I love the Gospel of John more than any book of the Bible. It is so beautiful and powerful. It would be great to sit down with the objectors and read it together and have them point out the flaws and see if they hold. The reading of John might just cure them of their unbelief. The Holy Spirit can apply that Scripture to the objectors’ hearts as it is read. It would surely be just like God to bring an objector to saving faith while they attempt to attack His Word. He does things like that all of the time.

(Andrew Shaw) #8

I’ve found some of the articles and discussions at The Bible Project to be helpful in explaining the different purpose and style of John vs the other Gospel’s. One article in particular, from Mark Strauss talks about how the probable later writing gives it a different focus. In another discussion Tim Mackie describes how John “marinated” on all he knew and what was going on in the church at the time he wrote the gospel. Here is an excerpt from the Strauss article:

“So how do we account for the differences? The likely answer is that John was written in a different context and a different time than the Synoptics, probably near the end of the first century. John is addressing issues of importance and concern for the church of his day. When the Synoptics were written in the 50s–70s, the burning issue for the church was to show that Jesus was the Jewish Messiah, the fulfillment of Old Testament promises. How has the kingdom of God arrived if Jesus was crucified and the Romans were still in power? The Synoptics answer that the kingdom came in a different way than expected and that Jesus’ messiahship was vindicated and confirmed through his resurrection and exaltation to the right hand of God.

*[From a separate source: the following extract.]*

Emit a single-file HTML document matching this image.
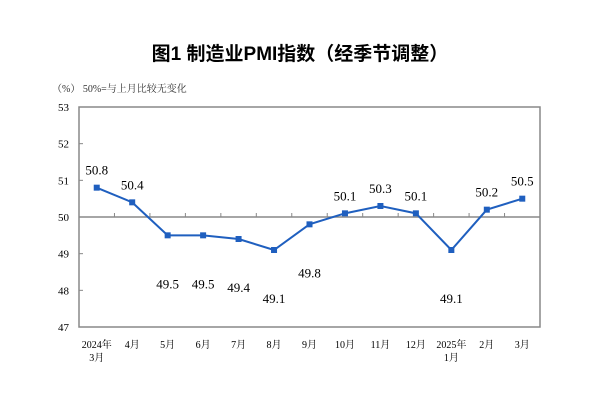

John is writing somewhat later when the church was confronting different challenges. False teachers have arisen in the church. Some are challenging the deity of Christ, claiming he is not fully God. Others are questioning his true humanity, denying that God could become a human being. From his opening lines, John confirms both the full deity and the true humanity of Jesus: “The Word was with God and the Word was God” ([John 1:1]; “The Word became flesh and made his dwelling among us” ([John 1:14]).